A bargain purchase occurs when a firm is purchased at a lower value than its fair market value. In this kind of transaction, businesses are sold mainly due to a crisis. There are other cases when a bargain purchase transaction occurs, such as in the case of a very rapid sale. In order for an acquirer to get a bargain purchase, the following steps have to be followed.
The first step is to record the assets and liabilities along with their fair values. The next step is to assess whether all of the assets and liabilities have been properly recorded. If there are other considerations that need to be paid to the owners, they also have to be recorded. If there is any difference between the consideration paid and the fair value, that has to be recorded.
How does this work? For example, business owners of ATC have to sell their business even if the price is far below market value. ATC will then be sold to BTS Industries for $6,000. The acquirer then hires a firm that will analyze and evaluate all of the assets and liabilities. After conducting the analysis, the firm has concluded that the fair value of ATC’s net assets is $9,000. By subtracting the difference, you get the gain or the bargain purchase.

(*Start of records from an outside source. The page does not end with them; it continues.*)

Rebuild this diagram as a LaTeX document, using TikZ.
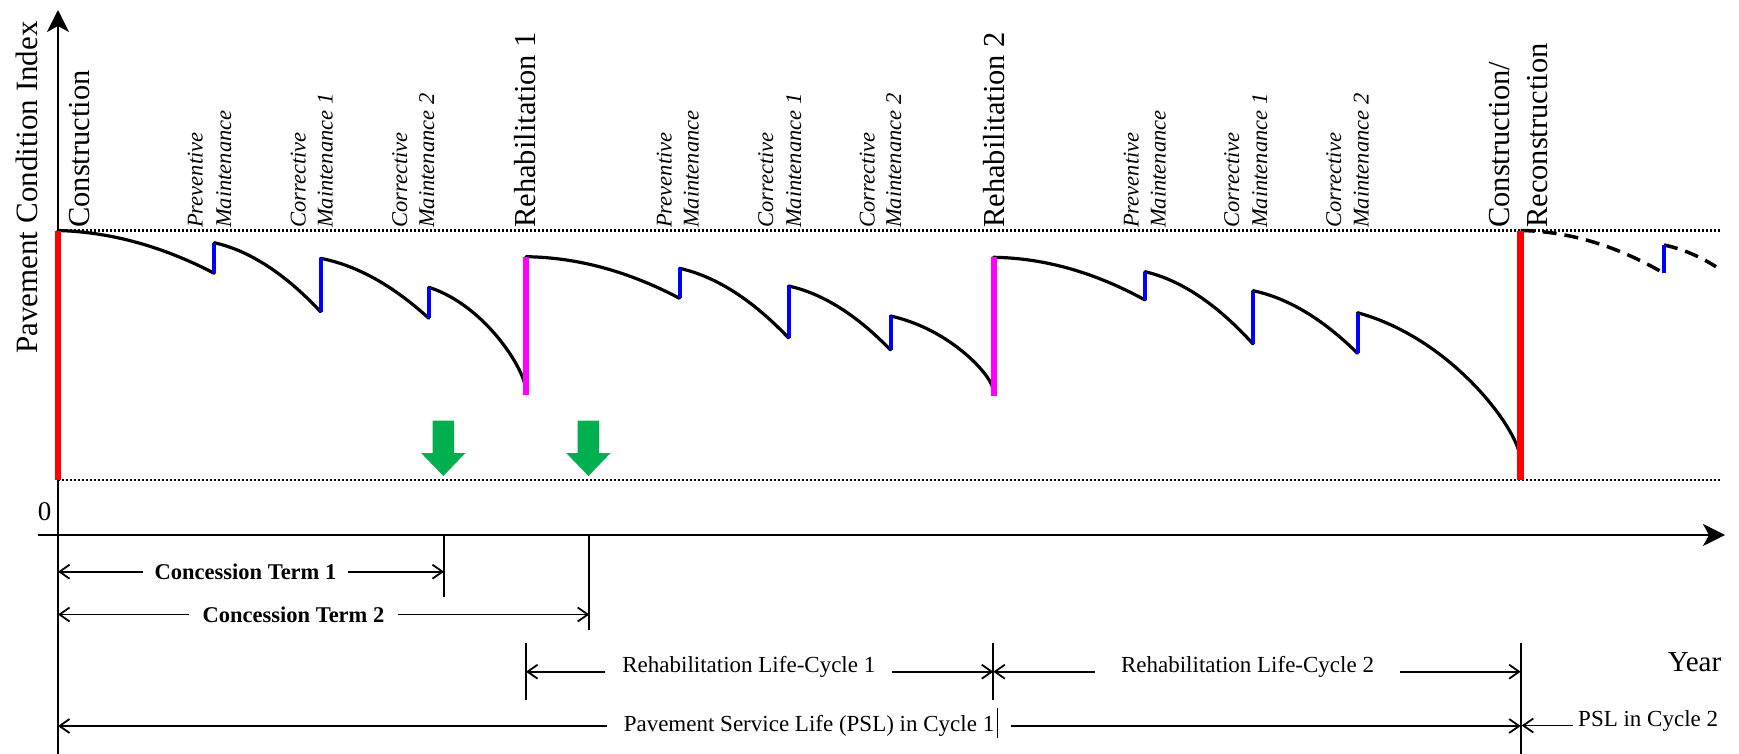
\documentclass[tikz,border=0pt]{standalone}
\usepackage{fontspec}
\setmainfont{Liberation Serif}
\usetikzlibrary{arrows.meta}
\definecolor{cuegreen}{RGB}{0,176,80}
\definecolor{treatred}{RGB}{255,0,0}
\definecolor{treatblue}{RGB}{0,0,255}
\definecolor{treatmagenta}{RGB}{255,0,255}

% decay of the condition index between two treatments (a = linear share)
\newcommand\wearseg[6][]{%
  \draw[wear,#1] plot[domain=0:1,samples=40,variable=\t]
    ({#2+(#4-#2)*\t},{#3+(#5-#3)*((#6)*\t+(1-(#6))*\t*\t)});}
% last decay of a cycle, ending with a vertical tangent
\newcommand\wearend[4]{%
  \draw[wear] plot[domain=0:1,samples=50,variable=\t]
    ({#1+(#3-#1)*(1-(1-\t)*(1-\t))},
     {#2+(#4-#2)*(0.6*\t+0.4*(1-(1-\t)*(1-\t))*(1-(1-\t)*(1-\t)))});}
% green marker arrow pointing down to the threshold line
\newcommand\greenmark[1]{%
  \fill[cuegreen] (#1-10.7,420.7) -- (#1+10.7,420.7) -- (#1+10.7,453) -- (#1+22.2,453)
    -- (#1,476) -- (#1-22.2,453) -- (#1-10.7,453) -- cycle;}

\begin{document}
\begin{tikzpicture}[x=1pt,y=-1pt,
  axis/.style={line width=2.4pt},
  guide/.style={line width=2.2pt,dash pattern=on 2pt off 2pt},
  wear/.style={line width=3.2pt,line cap=round},
  prevent/.style={treatblue,line width=4pt},
  rehab/.style={treatmagenta,line width=6pt},
  build/.style={treatred,line width=6.5pt},
  biglabel/.style={rotate=90,anchor=base west,inner sep=0pt,font=\fontsize{30.5}{36}\selectfont},
  mlabel/.style={rotate=90,anchor=base west,inner sep=0pt,font=\fontsize{22.5}{27}\itshape},
  dim/.style={line width=1.8pt,{Straight Barb[length=10pt,width=14pt]}-{Straight Barb[length=10pt,width=14pt]}},
  onedim/.style={line width=1.8pt,{Straight Barb[length=10pt,width=14pt]}-},
  tick/.style={line width=1.8pt},
  dimlabel/.style={fill=white,inner xsep=15pt,inner ysep=2pt,anchor=base,font=\fontsize{23}{27}\selectfont},
]
\useasboundingbox (0,0) rectangle (1739,754);

% threshold guides
\coordinate (gtl) at (58,230.5);  \coordinate (gtr) at (1720,230.5);
\coordinate (gbl) at (58,480);    \coordinate (gbr) at (1720,480);
\draw[guide] (gtl) -- (gtr);
\draw[guide] (gbl) -- (gbr);

% axes
\coordinate (ytop) at (58,10);  \coordinate (ybot) at (58,754);
\coordinate (xl) at (38,535);   \coordinate (xr) at (1725,535);
\draw[axis,-{Stealth[length=22pt,width=22pt,inset=6pt]}] (ybot) -- (ytop);
\draw[axis,-{Stealth[length=22pt,width=22pt,inset=6pt]}] (xl) -- (xr);
\node[rotate=90,anchor=base,inner sep=0pt,font=\fontsize{31}{36}\selectfont] (ylab) at (37,187.5) {Pavement Condition Index};
\node[font=\fontsize{27}{32}\selectfont,inner sep=0pt] (zero) at (44.6,511.7) {0};
\node[anchor=base,inner sep=0pt,font=\fontsize{29}{34}\selectfont] (year) at (1694.5,671.7) {Year};

% cycle 1
\wearseg{58}{230.5}{214.3}{273.3}{0.1}
\wearseg{214.3}{242.7}{320.5}{311.7}{0.35}
\wearseg{320.5}{258.3}{428.8}{318.3}{0.35}
\wearend{428.8}{287.3}{526}{392}
% cycle 2
\wearseg{526}{256.7}{679.5}{298.3}{0.05}
\wearseg{679.5}{268.3}{788.6}{338}{0.35}
\wearseg{788.6}{286}{890.5}{350}{0.35}
\wearend{890.5}{316}{993.5}{392}
% cycle 3
\wearseg{993.5}{257.3}{1145}{300}{0.05}
\wearseg{1145}{271.7}{1253}{344}{0.35}
\wearseg{1253}{290.7}{1357.5}{353.3}{0.35}
\wearend{1357.5}{312.7}{1520.7}{462}
% next service life
\wearseg[line cap=butt,line width=3.5pt,dash pattern=on 14pt off 8pt]{1520.7}{230.5}{1664}{273.3}{0.05}
\wearseg[line cap=butt,line width=3.5pt,dash pattern=on 14pt off 8pt]{1664}{245}{1716}{266.7}{0.5}

% treatments
\draw[build] (58,480) -- (58,230.5);
\draw[prevent] (214.3,273.3) -- (214.3,242.7);
\draw[prevent] (320.5,311.7) -- (320.5,258.3);
\draw[prevent] (428.8,318.3) -- (428.8,287.3);
\draw[rehab] (526,395) -- (526,256.7);
\draw[prevent] (679.5,298.3) -- (679.5,268.3);
\draw[prevent] (788.6,338) -- (788.6,286);
\draw[prevent] (890.5,350) -- (890.5,316);
\draw[rehab] (993.5,396) -- (993.5,257.3);
\draw[prevent] (1145,300) -- (1145,271.7);
\draw[prevent] (1253,344) -- (1253,290.7);
\draw[prevent] (1357.5,353.3) -- (1357.5,312.7);
\draw[build] (1520.7,480) -- (1520.7,230.5);
\draw[prevent] (1664,273.3) -- (1664,245);

% treatment labels
\node[biglabel] (lcon) at (89,228) {Construction};
\node[mlabel] (lpm1a) at (202.5,228) {Preventive};
\node[mlabel] (lpm1b) at (231,228) {Maintenance};
\node[mlabel] (lca1a) at (305.5,228) {Corrective};
\node[mlabel] (lca1b) at (332.5,228) {Maintenance 1};
\node[mlabel] (lcb1a) at (407,228) {Corrective};
\node[mlabel] (lcb1b) at (434,228) {Maintenance 2};
\node[biglabel] (lreh1) at (535,228) {Rehabilitation 1};
\node[mlabel] (lpm2a) at (671.5,228) {Preventive};
\node[mlabel] (lpm2b) at (698.5,228) {Maintenance};
\node[mlabel] (lca2a) at (773,228) {Corrective};
\node[mlabel] (lca2b) at (801,228) {Maintenance 1};
\node[mlabel] (lcb2a) at (874.5,228) {Corrective};
\node[mlabel] (lcb2b) at (901,228) {Maintenance 2};
\node[biglabel] (lreh2) at (1004,228) {Rehabilitation 2};
\node[mlabel] (lpm3a) at (1138.5,228) {Preventive};
\node[mlabel] (lpm3b) at (1165.5,228) {Maintenance};
\node[mlabel] (lca3a) at (1239,228) {Corrective};
\node[mlabel] (lca3b) at (1267,228) {Maintenance 1};
\node[mlabel] (lcb3a) at (1341,228) {Corrective};
\node[mlabel] (lcb3b) at (1368.5,228) {Maintenance 2};
\node[biglabel] (lrec1) at (1509,228) {Construction/};
\node[biglabel] (lrec2) at (1547,228) {Reconstruction};

% concession ends
\greenmark{443.3}
\greenmark{588.4}

% period ticks
\draw[tick] (444,536) -- (444,597);
\draw[tick] (589.3,536) -- (589.3,630);
\draw[tick] (526,643) -- (526,700);
\draw[tick] (993.3,643) -- (993.3,700);
\draw[tick] (1520.7,643) -- (1520.7,754);

% periods
\coordinate (c1a) at (58,571.7);   \coordinate (c1b) at (444,571.7);
\coordinate (c2a) at (58,614.5);   \coordinate (c2b) at (589.3,614.5);
\coordinate (r1a) at (526,671.7);  \coordinate (r1b) at (993.3,671.7);
\coordinate (r2a) at (993.3,671.7);\coordinate (r2b) at (1520.7,671.7);
\coordinate (p1a) at (58,726);     \coordinate (p1b) at (1520.7,726);
\coordinate (p2a) at (1521.7,725.5);\coordinate (p2b) at (1573,725.5);
\draw[dim] (c1a) -- (c1b);
\draw[dim] (c2a) -- (c2b);
\draw[dim] (r1a) -- (r1b);
\draw[dim] (r2a) -- (r2b);
\draw[dim] (p1a) -- (p1b);
\draw[onedim] (p2a) -- (p2b);
\node[dimlabel,font=\fontsize{22.5}{27}\bfseries,inner xsep=12pt] (tc1) at (245.5,579) {Concession Term 1};
\node[dimlabel,font=\fontsize{22.5}{27}\bfseries,inner xsep=14pt] (tc2) at (293.5,622.7) {Concession Term 2};
\node[dimlabel,inner xsep=17pt] (trl1) at (748.8,672.5) {Rehabilitation Life-Cycle 1};
\node[dimlabel,inner xsep=26pt] (trl2) at (1247.5,672.5) {Rehabilitation Life-Cycle 2};
\node[dimlabel,inner xsep=17pt] (tpsl1) at (809,731) {Pavement Service Life (PSL) in Cycle 1};
\node[anchor=base west,inner sep=0pt,font=\fontsize{23}{27}\selectfont] (tpsl2) at (1578,726.7) {PSL in Cycle 2};
% short mark closing the cycle-1 label
\draw[line width=1.3pt] (997.7,708) -- (997.7,738);
\end{tikzpicture}
\end{document}
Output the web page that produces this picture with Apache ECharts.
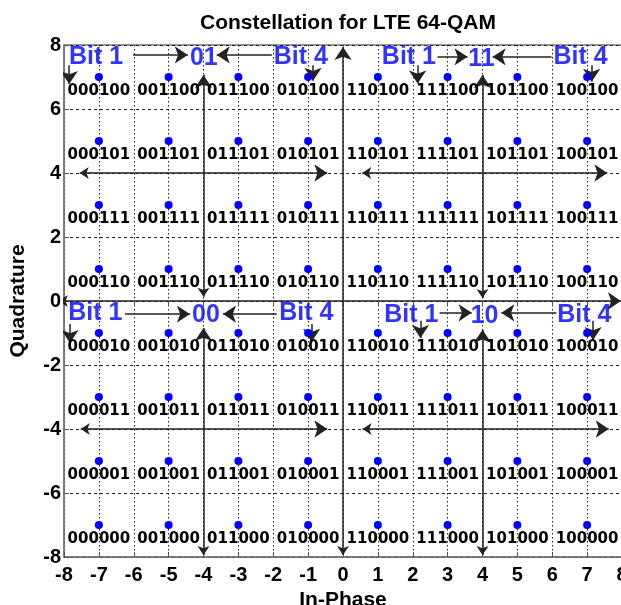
<!DOCTYPE html>
<html><head><meta charset="utf-8">
<script src="https://cdn.jsdelivr.net/npm/echarts@6/dist/echarts.min.js"></script>
<style>html,body{margin:0;padding:0;background:#fff}#c{width:621px;height:605px}</style>
</head><body><div id="c"></div><script>
// In-phase / quadrature positions of the 64-QAM points
const iPositions = [-7, -5, -3, -1, 1, 3, 5, 7];
const qPositions = [7, 5, 3, 1, -1, -3, -5, -7];
// bit labels, one row per quadrature level (top to bottom), columns follow iPositions
const bitRows = [
  ['000100','001100','011100','010100','110100','111100','101100','100100'],
  ['000101','001101','011101','010101','110101','111101','101101','100101'],
  ['000111','001111','011111','010111','110111','111111','101111','100111'],
  ['000110','001110','011110','010110','110110','111110','101110','100110'],
  ['000010','001010','011010','010010','110010','111010','101010','100010'],
  ['000011','001011','011011','010011','110011','111011','101011','100011'],
  ['000001','001001','011001','010001','110001','111001','101001','100001'],
  ['000000','001000','011000','010000','110000','111000','101000','100000']
];
// blue annotation texts and their data positions
const noteText = ['Bit 1','01','Bit 4','Bit 1','11','Bit 4','Bit 1','00','Bit 4','Bit 1','10','Bit 4'];
const noteX = [-7.08, -3.99, -1.21, 1.89, 3.97, 6.81, -7.1, -3.93, -1.05, 1.96, 4.06, 6.92];
const noteY = [7.62, 7.6, 7.62, 7.61, 7.57, 7.61, -0.39, -0.45, -0.39, -0.44, -0.48, -0.44];
// double-headed arrows [x1, y1, x2, y2]
const doubleArrows = [
  [0, -7.94, 0, 7.94],
  [-8.15, 0, 7.97, 0],
  [-4, 0.13, -4, 7.06],
  [-4, -7.94, -4, -0.84],
  [4, 0.09, 4, 7.06],
  [4, -7.94, 4, -0.9],
  [-7.55, 4, -0.45, 4],
  [0.55, 4, 7.58, 4],
  [-7.52, -4, -0.45, -4],
  [0.56, -4, 7.62, -4]
];
// single-headed arrows [xFrom, yFrom, xTo, yTo], head at the "to" end
const singleArrows = [
  [-6.02, 7.69, -4.45, 7.69],
  [-2.04, 7.69, -3.62, 7.69],
  [2.71, 7.63, 3.57, 7.63],
  [5.98, 7.63, 4.29, 7.63],
  [-6.25, -0.41, -4.39, -0.41],
  [-1.9, -0.41, -3.44, -0.41],
  [2.77, -0.37, 3.69, -0.37],
  [6.12, -0.37, 4.54, -0.37],
  [-7.85, 7.37, -7.85, 6.78],
  [-0.86, 7.37, -0.86, 6.88],
  [2.14, 7.37, 2.14, 6.8],
  [7.13, 7.37, 7.13, 6.85],
  [-7.83, -0.72, -7.83, -1.31],
  [-0.9, -0.72, -0.9, -1.27],
  [2.22, -0.62, 2.22, -1.16],
  [7.17, -0.62, 7.17, -1.22]
];

const pointData = [];
qPositions.forEach((q, r) => {
  iPositions.forEach((i, c) => { pointData.push([i, q, bitRows[r][c]]); });
});
const noteData = noteText.map((t, k) => [noteX[k], noteY[k], t]);

const chart = echarts.init(document.getElementById('c'), null, {renderer: 'canvas'});
const axisFont = {fontFamily: 'Liberation Sans, Arial, sans-serif', fontWeight: 'bold', fontSize: 20, color: '#000'};
chart.setOption({
  animation: false,
  backgroundColor: '#fff',
  title: {
    text: 'Constellation for LTE 64-QAM',
    left: 343, top: 8, textAlign: 'center',
    textStyle: {fontFamily: 'Liberation Sans, Arial, sans-serif', fontWeight: 'bold', fontSize: 21, color: '#000'}
  },
  grid: {left: 64, top: 45, width: 558, height: 512, containLabel: false, outerBoundsMode: 'none',
         show: true, borderColor: '#777', borderWidth: 1.5, backgroundColor: '#fff'},
  xAxis: [{
    type: 'value', min: -8, max: 8, interval: 1,
    axisLine: {show: true, onZero: false, lineStyle: {color: '#777', width: 1.5}},
    axisTick: {show: true, inside: true, length: 5, lineStyle: {color: '#555'}},
    axisLabel: Object.assign({margin: 8}, axisFont),
    splitLine: {show: true, lineStyle: {color: '#222', type: [1.5, 2.5], width: 1}},
    name: 'In-Phase', nameLocation: 'middle', nameGap: 33,
    nameTextStyle: {fontFamily: 'Liberation Sans, Arial, sans-serif', fontWeight: 'bold', fontSize: 21, color: '#000'}
  }, {
    type: 'value', min: -8, max: 8, interval: 1, position: 'top',
    axisLine: {show: false}, axisLabel: {show: false}, splitLine: {show: false},
    axisTick: {show: true, inside: true, length: 5, lineStyle: {color: '#555'}}
  }],
  yAxis: [{
    type: 'value', min: -8, max: 8, interval: 2,
    axisLine: {show: true, onZero: false, lineStyle: {color: '#777', width: 1.5}},
    axisTick: {show: true, inside: true, length: 5, lineStyle: {color: '#555'}},
    axisLabel: Object.assign({margin: 3}, axisFont),
    splitLine: {show: true, lineStyle: {color: '#222', type: [3, 3], width: 1}},
    name: 'Quadrature', nameLocation: 'middle', nameGap: 35, nameRotate: 90,
    nameTextStyle: {fontFamily: 'Liberation Sans, Arial, sans-serif', fontWeight: 'bold', fontSize: 21, color: '#000'}
  }],
  series: [{
    type: 'lines', coordinateSystem: 'cartesian2d', z: 3,
    symbol: ['arrow', 'arrow'], symbolSize: [9, 13],
    lineStyle: {color: '#222', width: 1.5, opacity: 1},
    data: doubleArrows.map(a => ({coords: [[a[0], a[1]], [a[2], a[3]]]}))
  }, {
    type: 'lines', coordinateSystem: 'cartesian2d', z: 3,
    symbol: ['none', 'arrow'], symbolSize: [9, 13],
    lineStyle: {color: '#222', width: 1.5, opacity: 1},
    data: singleArrows.map(a => ({coords: [[a[0], a[1]], [a[2], a[3]]]}))
  }, {
    type: 'scatter', z: 4,
    symbolSize: 8,
    itemStyle: {color: '#0000ff', opacity: 1},
    data: pointData,
    label: {
      show: true, position: 'inside', offset: [0, 14.5],
      formatter: p => p.data[2],
      fontFamily: 'DejaVu Sans, sans-serif', fontWeight: 'bold', fontSize: 15,
      color: '#000', textBorderWidth: 0
    }
  }, {
    type: 'scatter', z: 5,
    symbolSize: 1, itemStyle: {color: 'rgba(0,0,0,0)'},
    data: noteData,
    label: {
      show: true, position: 'inside',
      formatter: p => p.data[2],
      fontFamily: 'Liberation Sans, Arial, sans-serif', fontWeight: 'bold', fontSize: 25,
      color: '#0000ff', textBorderWidth: 0
    }
  }]
});
</script></body></html>
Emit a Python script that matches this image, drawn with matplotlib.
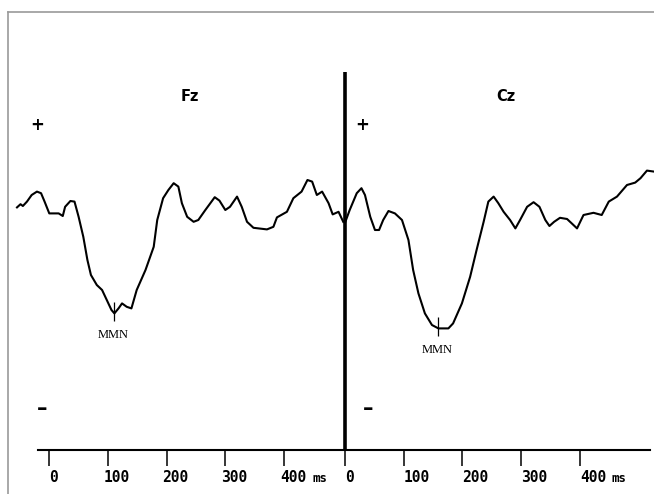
import matplotlib
matplotlib.use("Agg")
import matplotlib.pyplot as plt
from matplotlib.lines import Line2D
from matplotlib.transforms import ScaledTranslation

# Fz waveform (ms, microvolts)
fz_time = [-55, -49, -45, -38, -30, -21, -14, -8, 0, 16, 23, 27, 36, 43, 50, 58,
           65, 71, 81, 90, 98, 106, 111, 118, 124, 132, 140, 149, 164, 178, 184,
           194, 203, 212, 220, 226, 235, 246, 254, 266, 282, 290, 300, 308, 320,
           328, 337, 348, 371, 382, 388, 405, 416, 430, 440, 448, 456, 465, 476,
           483, 493, 501]
fz_amp = [-0.12, 0.04, -0.05, 0.17, 0.5, 0.67, 0.59, 0.17, -0.42, -0.42, -0.55,
          -0.09, 0.2, 0.17, -0.59, -1.59, -2.75, -3.5, -4.0, -4.25, -4.75, -5.25,
          -5.42, -5.17, -4.92, -5.09, -5.17, -4.25, -3.25, -2.09, -0.75, 0.34,
          0.75, 1.09, 0.92, 0.09, -0.59, -0.84, -0.75, -0.25, 0.39, 0.22, -0.25,
          -0.09, 0.42, -0.09, -0.84, -1.14, -1.22, -1.09, -0.62, -0.34, 0.34,
          0.67, 1.25, 1.17, 0.5, 0.67, 0.09, -0.47, -0.34, -0.84]

# Cz waveform
cz_time = [0, 8, 20, 28, 34, 43, 51, 58, 65, 74, 85, 97, 108, 116, 125, 136, 148,
           159, 176, 184, 199, 213, 224, 236, 244, 253, 261, 270, 281, 290, 298,
           310, 321, 331, 341, 348, 356, 366, 378, 386, 395, 406, 423, 437, 449,
           463, 480, 494, 503, 514, 526]
cz_amp = [-0.89, -0.25, 0.59, 0.84, 0.5, -0.59, -1.25, -1.25, -0.75, -0.3, -0.42,
          -0.75, -1.75, -3.25, -4.42, -5.42, -6.0, -6.17, -6.17, -5.92, -4.92,
          -3.59, -2.25, -0.84, 0.17, 0.42, 0.09, -0.34, -0.75, -1.17, -0.75,
          -0.09, 0.14, -0.09, -0.75, -1.05, -0.84, -0.64, -0.7, -0.92, -1.17,
          -0.5, -0.39, -0.5, 0.17, 0.42, 1.0, 1.12, 1.34, 1.72, 1.67]

ticks = [0, 100, 200, 300, 400]
tick_labels = ["0", "100", "200", "300", "400"]
mmn_fz = (111, -5.42)
mmn_cz = (159, -6.17)

W, H = 654, 494
fig = plt.figure(figsize=(W / 100, H / 100), dpi=100)

ax1 = fig.add_axes([17 / W, 44 / H, 328 / W, 450 / H])
ax2 = fig.add_axes([345 / W, 44 / H, 309 / W, 450 / H])

panels = [
    (ax1, fz_time, fz_amp, (-55, 504), (-20, 504), "Fz", 240, mmn_fz, (-20, -12), -4, 448),
    (ax2, cz_time, cz_amp, (0, 526), (0, 520), "Cz", 274, mmn_cz, (29, 39), 0, 453),
]

for ax, t, a, xl, bounds, title, tx, mmn, signx, shift, ms_x in panels:
    ax.set_xlim(*xl)
    ax.set_ylim(-12.25, 10.25)
    ax.patch.set_alpha(0)
    ax.plot(t, a, color="black", lw=1.5, solid_joinstyle="round", clip_on=False)
    for s in ["top", "left", "right"]:
        ax.spines[s].set_visible(False)
    ax.spines["bottom"].set_bounds(*bounds)
    ax.spines["bottom"].set_linewidth(1.5)
    ax.set_yticks([])
    ax.set_xticks(ticks, tick_labels, fontfamily="DejaVu Sans Mono",
                  fontweight="bold", fontsize=10.5, ha="left")
    ax.tick_params(axis="x", direction="out", length=11.5, width=1.1, pad=3)
    off = ScaledTranslation(shift / 100, 0, fig.dpi_scale_trans)
    for lbl in ax.get_xticklabels()[1:]:
        lbl.set_transform(lbl.get_transform() + off)
    ax.text(ms_x, -22 / 450, "ms", transform=ax.get_xaxis_transform(),
            fontfamily="DejaVu Sans Mono", fontweight="bold", fontsize=9,
            va="top", ha="left")
    ax.text(tx, 5.4, title, fontweight="bold", fontsize=10.5,
            ha="center", va="center")
    ax.text(signx[0], 4.0, "+", fontweight="bold", fontsize=12,
            ha="center", va="center")
    ax.text(signx[1], -10.2, "\u2013", fontweight="bold", fontsize=15,
            ha="center", va="center")
    ax.vlines(mmn[0], mmn[1] - 0.4, mmn[1] + 0.55, color="black", lw=0.9)
    ax.text(mmn[0] - 2, mmn[1] - 1.1, "MMN", fontfamily="Liberation Serif",
            fontsize=9, ha="center", va="center")

# thick divider between the two panels
ax2.vlines(0, -12.25, 6.65, color="black", lw=2.6, clip_on=False)

# grey frame
fig.add_artist(Line2D([8 / W, 8 / W], [0, 1 - 12 / H], color="#9a9a9a", lw=1.2))
fig.add_artist(Line2D([8 / W, 1], [1 - 12 / H, 1 - 12 / H], color="#9a9a9a", lw=1.2))

fig.savefig("out.png", dpi=100, facecolor="white")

The Aftermath of the 2008 Market Crash
After the market crash in 2008, there were a lot of firms that were bought at far lower than their market value. Other, more financially stable firms were able to take advantage of buying these companies.
Though there were limited amounts of bargain purchases, acquirers were able to take advantage of low bargaining power. This was brought about by unfavorable circumstances that beset the firms in question.